— start of Recorded information —

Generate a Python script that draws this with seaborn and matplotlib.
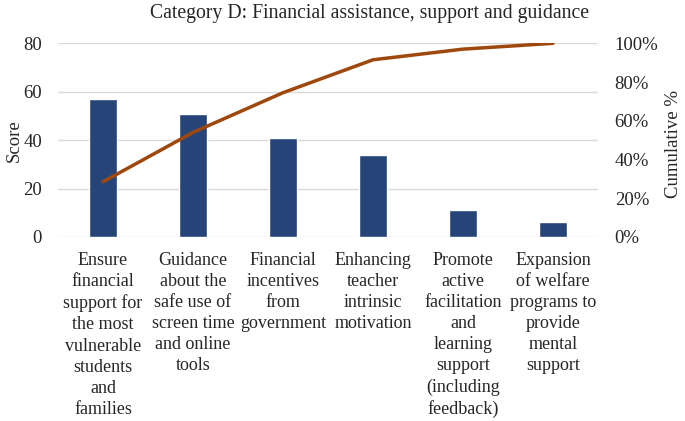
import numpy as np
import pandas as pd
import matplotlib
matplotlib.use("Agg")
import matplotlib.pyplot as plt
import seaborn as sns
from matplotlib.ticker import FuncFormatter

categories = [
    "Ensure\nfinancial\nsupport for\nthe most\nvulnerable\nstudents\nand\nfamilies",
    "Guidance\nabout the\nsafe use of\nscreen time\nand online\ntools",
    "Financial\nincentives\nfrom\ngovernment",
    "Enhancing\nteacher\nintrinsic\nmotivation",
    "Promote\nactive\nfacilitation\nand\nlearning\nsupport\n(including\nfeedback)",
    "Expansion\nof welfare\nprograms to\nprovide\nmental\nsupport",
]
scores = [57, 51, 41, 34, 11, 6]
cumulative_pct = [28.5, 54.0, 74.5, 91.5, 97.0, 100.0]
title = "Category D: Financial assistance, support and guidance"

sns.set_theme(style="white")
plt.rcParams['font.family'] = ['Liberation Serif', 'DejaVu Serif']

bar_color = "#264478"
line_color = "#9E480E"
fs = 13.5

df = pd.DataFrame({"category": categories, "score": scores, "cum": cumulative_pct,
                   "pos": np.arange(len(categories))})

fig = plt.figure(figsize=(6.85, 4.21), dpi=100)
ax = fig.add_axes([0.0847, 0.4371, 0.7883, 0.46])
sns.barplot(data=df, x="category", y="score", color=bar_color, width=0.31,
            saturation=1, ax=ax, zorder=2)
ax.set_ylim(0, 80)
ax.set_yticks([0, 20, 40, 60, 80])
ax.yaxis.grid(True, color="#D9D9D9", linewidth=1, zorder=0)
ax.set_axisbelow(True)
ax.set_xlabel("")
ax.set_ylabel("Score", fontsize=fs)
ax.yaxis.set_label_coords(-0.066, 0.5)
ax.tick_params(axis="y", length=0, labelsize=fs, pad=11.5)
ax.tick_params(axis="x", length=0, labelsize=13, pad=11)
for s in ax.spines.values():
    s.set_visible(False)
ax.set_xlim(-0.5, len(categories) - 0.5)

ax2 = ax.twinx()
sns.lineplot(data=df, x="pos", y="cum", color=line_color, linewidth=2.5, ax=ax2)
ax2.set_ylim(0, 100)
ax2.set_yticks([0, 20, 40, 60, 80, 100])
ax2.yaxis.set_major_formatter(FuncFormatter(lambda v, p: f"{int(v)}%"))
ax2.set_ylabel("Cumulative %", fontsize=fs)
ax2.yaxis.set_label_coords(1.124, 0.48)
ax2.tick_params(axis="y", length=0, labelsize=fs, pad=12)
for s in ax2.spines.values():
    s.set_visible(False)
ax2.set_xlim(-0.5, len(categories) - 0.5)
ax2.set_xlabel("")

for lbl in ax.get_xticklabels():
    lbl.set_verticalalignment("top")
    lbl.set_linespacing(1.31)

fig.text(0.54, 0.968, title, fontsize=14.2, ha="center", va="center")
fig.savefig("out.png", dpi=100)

— end of Recorded information —

**Stated goal**
Give again, word for word, every line from the top of the data through the line with "ax.set_xlim(-0.5, len(categories) - 0.5)", both ends included, and exclude the pictures.

**Answer for the task**
Generate a Python script that draws this with seaborn and matplotlib.
import numpy as np
import pandas as pd
import matplotlib
matplotlib.use("Agg")
import matplotlib.pyplot as plt
import seaborn as sns
from matplotlib.ticker import FuncFormatter

categories = [
    "Ensure\nfinancial\nsupport for\nthe most\nvulnerable\nstudents\nand\nfamilies",
    "Guidance\nabout the\nsafe use of\nscreen time\nand online\ntools",
    "Financial\nincentives\nfrom\ngovernment",
    "Enhancing\nteacher\nintrinsic\nmotivation",
    "Promote\nactive\nfacilitation\nand\nlearning\nsupport\n(including\nfeedback)",
    "Expansion\nof welfare\nprograms to\nprovide\nmental\nsupport",
]
scores = [57, 51, 41, 34, 11, 6]
cumulative_pct = [28.5, 54.0, 74.5, 91.5, 97.0, 100.0]
title = "Category D: Financial assistance, support and guidance"

sns.set_theme(style="white")
plt.rcParams['font.family'] = ['Liberation Serif', 'DejaVu Serif']

bar_color = "#264478"
line_color = "#9E480E"
fs = 13.5

df = pd.DataFrame({"category": categories, "score": scores, "cum": cumulative_pct,
                   "pos": np.arange(len(categories))})

fig = plt.figure(figsize=(6.85, 4.21), dpi=100)
ax = fig.add_axes([0.0847, 0.4371, 0.7883, 0.46])
sns.barplot(data=df, x="category", y="score", color=bar_color, width=0.31,
            saturation=1, ax=ax, zorder=2)
ax.set_ylim(0, 80)
ax.set_yticks([0, 20, 40, 60, 80])
ax.yaxis.grid(True, color="#D9D9D9", linewidth=1, zorder=0)
ax.set_axisbelow(True)
ax.set_xlabel("")
ax.set_ylabel("Score", fontsize=fs)
ax.yaxis.set_label_coords(-0.066, 0.5)
ax.tick_params(axis="y", length=0, labelsize=fs, pad=11.5)
ax.tick_params(axis="x", length=0, labelsize=13, pad=11)
for s in ax.spines.values():
    s.set_visible(False)
ax.set_xlim(-0.5, len(categories) - 0.5)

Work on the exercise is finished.